WRITTEN EXERCISE -
Return each line of the data below exactly, omitting any pictures.

INFORMATION SUPPLIED -
>>>
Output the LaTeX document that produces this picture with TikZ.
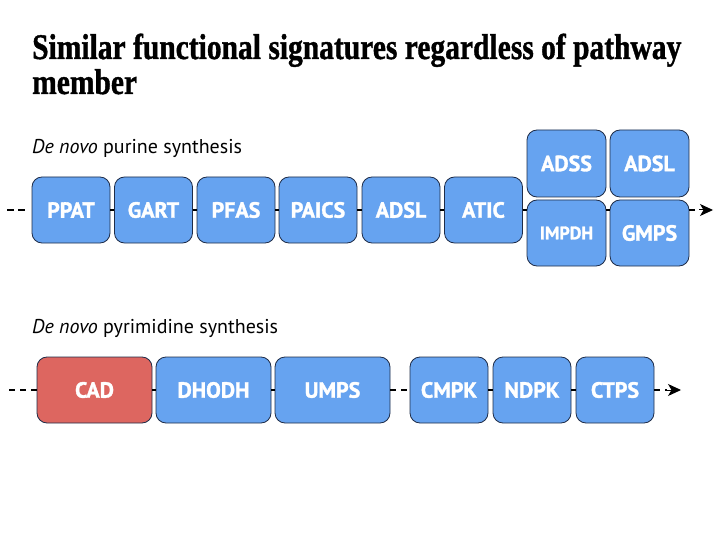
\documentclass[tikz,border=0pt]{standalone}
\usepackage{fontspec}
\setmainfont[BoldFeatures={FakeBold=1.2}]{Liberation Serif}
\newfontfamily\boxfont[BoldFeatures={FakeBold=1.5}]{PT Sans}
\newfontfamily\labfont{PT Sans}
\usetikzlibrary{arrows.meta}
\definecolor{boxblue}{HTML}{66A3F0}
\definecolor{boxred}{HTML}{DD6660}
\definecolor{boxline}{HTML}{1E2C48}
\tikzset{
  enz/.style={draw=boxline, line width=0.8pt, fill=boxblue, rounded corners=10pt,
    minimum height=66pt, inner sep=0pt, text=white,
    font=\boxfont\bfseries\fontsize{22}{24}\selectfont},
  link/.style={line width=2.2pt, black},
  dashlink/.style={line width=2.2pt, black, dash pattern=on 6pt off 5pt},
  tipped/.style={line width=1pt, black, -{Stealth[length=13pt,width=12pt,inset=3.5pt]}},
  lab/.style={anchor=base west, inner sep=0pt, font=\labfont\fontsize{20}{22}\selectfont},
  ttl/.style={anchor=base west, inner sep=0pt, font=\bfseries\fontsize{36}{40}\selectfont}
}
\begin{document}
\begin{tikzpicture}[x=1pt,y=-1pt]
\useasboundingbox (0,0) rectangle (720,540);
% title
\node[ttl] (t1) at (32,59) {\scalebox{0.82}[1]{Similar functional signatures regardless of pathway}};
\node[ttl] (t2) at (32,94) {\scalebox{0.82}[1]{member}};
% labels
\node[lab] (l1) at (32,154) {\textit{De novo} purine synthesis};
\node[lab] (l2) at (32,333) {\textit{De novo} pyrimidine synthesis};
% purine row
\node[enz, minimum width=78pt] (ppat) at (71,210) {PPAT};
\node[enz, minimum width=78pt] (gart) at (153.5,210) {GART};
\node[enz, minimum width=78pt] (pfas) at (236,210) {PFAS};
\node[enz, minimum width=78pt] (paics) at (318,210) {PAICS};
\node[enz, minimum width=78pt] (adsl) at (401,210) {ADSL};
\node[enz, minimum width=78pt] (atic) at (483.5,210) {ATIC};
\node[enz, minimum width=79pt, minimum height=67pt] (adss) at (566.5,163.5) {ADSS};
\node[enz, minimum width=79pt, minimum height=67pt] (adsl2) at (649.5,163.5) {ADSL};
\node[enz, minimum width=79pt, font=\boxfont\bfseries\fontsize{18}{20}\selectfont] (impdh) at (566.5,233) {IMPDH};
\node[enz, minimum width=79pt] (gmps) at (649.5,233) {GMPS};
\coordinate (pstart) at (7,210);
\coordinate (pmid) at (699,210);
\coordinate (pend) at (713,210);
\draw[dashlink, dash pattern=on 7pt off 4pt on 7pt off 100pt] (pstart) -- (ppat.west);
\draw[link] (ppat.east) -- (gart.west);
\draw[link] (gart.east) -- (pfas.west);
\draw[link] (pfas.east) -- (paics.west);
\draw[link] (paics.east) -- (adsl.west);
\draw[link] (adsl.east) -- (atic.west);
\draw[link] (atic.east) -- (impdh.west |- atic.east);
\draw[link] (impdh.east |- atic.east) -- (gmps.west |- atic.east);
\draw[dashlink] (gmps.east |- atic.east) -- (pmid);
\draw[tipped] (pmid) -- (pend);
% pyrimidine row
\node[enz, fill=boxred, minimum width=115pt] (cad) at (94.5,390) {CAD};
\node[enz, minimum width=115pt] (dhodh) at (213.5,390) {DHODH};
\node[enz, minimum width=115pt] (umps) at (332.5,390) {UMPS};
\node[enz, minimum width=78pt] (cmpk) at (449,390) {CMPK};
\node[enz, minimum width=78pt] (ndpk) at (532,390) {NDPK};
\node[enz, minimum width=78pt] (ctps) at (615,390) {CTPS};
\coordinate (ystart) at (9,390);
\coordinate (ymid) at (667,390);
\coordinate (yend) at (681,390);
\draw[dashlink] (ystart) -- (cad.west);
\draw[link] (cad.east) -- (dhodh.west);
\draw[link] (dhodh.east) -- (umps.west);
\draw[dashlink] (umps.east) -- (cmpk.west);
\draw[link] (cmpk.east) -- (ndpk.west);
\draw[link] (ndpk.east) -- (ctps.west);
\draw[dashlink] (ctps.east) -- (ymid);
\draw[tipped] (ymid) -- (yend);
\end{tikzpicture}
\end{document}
<<<
CORRECT OUTPUT -
Output the LaTeX document that produces this picture with TikZ.
\documentclass[tikz,border=0pt]{standalone}
\usepackage{fontspec}
\setmainfont[BoldFeatures={FakeBold=1.2}]{Liberation Serif}
\newfontfamily\boxfont[BoldFeatures={FakeBold=1.5}]{PT Sans}
\newfontfamily\labfont{PT Sans}
\usetikzlibrary{arrows.meta}
\definecolor{boxblue}{HTML}{66A3F0}
\definecolor{boxred}{HTML}{DD6660}
\definecolor{boxline}{HTML}{1E2C48}
\tikzset{
  enz/.style={draw=boxline, line width=0.8pt, fill=boxblue, rounded corners=10pt,
    minimum height=66pt, inner sep=0pt, text=white,
    font=\boxfont\bfseries\fontsize{22}{24}\selectfont},
  link/.style={line width=2.2pt, black},
  dashlink/.style={line width=2.2pt, black, dash pattern=on 6pt off 5pt},
  tipped/.style={line width=1pt, black, -{Stealth[length=13pt,width=12pt,inset=3.5pt]}},
  lab/.style={anchor=base west, inner sep=0pt, font=\labfont\fontsize{20}{22}\selectfont},
  ttl/.style={anchor=base west, inner sep=0pt, font=\bfseries\fontsize{36}{40}\selectfont}
}
\begin{document}
\begin{tikzpicture}[x=1pt,y=-1pt]
\useasboundingbox (0,0) rectangle (720,540);
% title
\node[ttl] (t1) at (32,59) {\scalebox{0.82}[1]{Similar functional signatures regardless of pathway}};
\node[ttl] (t2) at (32,94) {\scalebox{0.82}[1]{member}};
% labels
\node[lab] (l1) at (32,154) {\textit{De novo} purine synthesis};
\node[lab] (l2) at (32,333) {\textit{De novo} pyrimidine synthesis};
% purine row
\node[enz, minimum width=78pt] (ppat) at (71,210) {PPAT};
\node[enz, minimum width=78pt] (gart) at (153.5,210) {GART};
\node[enz, minimum width=78pt] (pfas) at (236,210) {PFAS};
\node[enz, minimum width=78pt] (paics) at (318,210) {PAICS};
\node[enz, minimum width=78pt] (adsl) at (401,210) {ADSL};
\node[enz, minimum width=78pt] (atic) at (483.5,210) {ATIC};
\node[enz, minimum width=79pt, minimum height=67pt] (adss) at (566.5,163.5) {ADSS};
\node[enz, minimum width=79pt, minimum height=67pt] (adsl2) at (649.5,163.5) {ADSL};
\node[enz, minimum width=79pt, font=\boxfont\bfseries\fontsize{18}{20}\selectfont] (impdh) at (566.5,233) {IMPDH};
\node[enz, minimum width=79pt] (gmps) at (649.5,233) {GMPS};
\coordinate (pstart) at (7,210);
\coordinate (pmid) at (699,210);
\coordinate (pend) at (713,210);
\draw[dashlink, dash pattern=on 7pt off 4pt on 7pt off 100pt] (pstart) -- (ppat.west);
\draw[link] (ppat.east) -- (gart.west);
\draw[link] (gart.east) -- (pfas.west);
\draw[link] (pfas.east) -- (paics.west);
\draw[link] (paics.east) -- (adsl.west);
\draw[link] (adsl.east) -- (atic.west);
\draw[link] (atic.east) -- (impdh.west |- atic.east);
\draw[link] (impdh.east |- atic.east) -- (gmps.west |- atic.east);
\draw[dashlink] (gmps.east |- atic.east) -- (pmid);
\draw[tipped] (pmid) -- (pend);
% pyrimidine row
\node[enz, fill=boxred, minimum width=115pt] (cad) at (94.5,390) {CAD};
\node[enz, minimum width=115pt] (dhodh) at (213.5,390) {DHODH};
\node[enz, minimum width=115pt] (umps) at (332.5,390) {UMPS};
\node[enz, minimum width=78pt] (cmpk) at (449,390) {CMPK};
\node[enz, minimum width=78pt] (ndpk) at (532,390) {NDPK};
\node[enz, minimum width=78pt] (ctps) at (615,390) {CTPS};
\coordinate (ystart) at (9,390);
\coordinate (ymid) at (667,390);
\coordinate (yend) at (681,390);
\draw[dashlink] (ystart) -- (cad.west);
\draw[link] (cad.east) -- (dhodh.west);
\draw[link] (dhodh.east) -- (umps.west);
\draw[dashlink] (umps.east) -- (cmpk.west);
\draw[link] (cmpk.east) -- (ndpk.west);
\draw[link] (ndpk.east) -- (ctps.west);
\draw[dashlink] (ctps.east) -- (ymid);
\draw[tipped] (ymid) -- (yend);
\end{tikzpicture}
\end{document}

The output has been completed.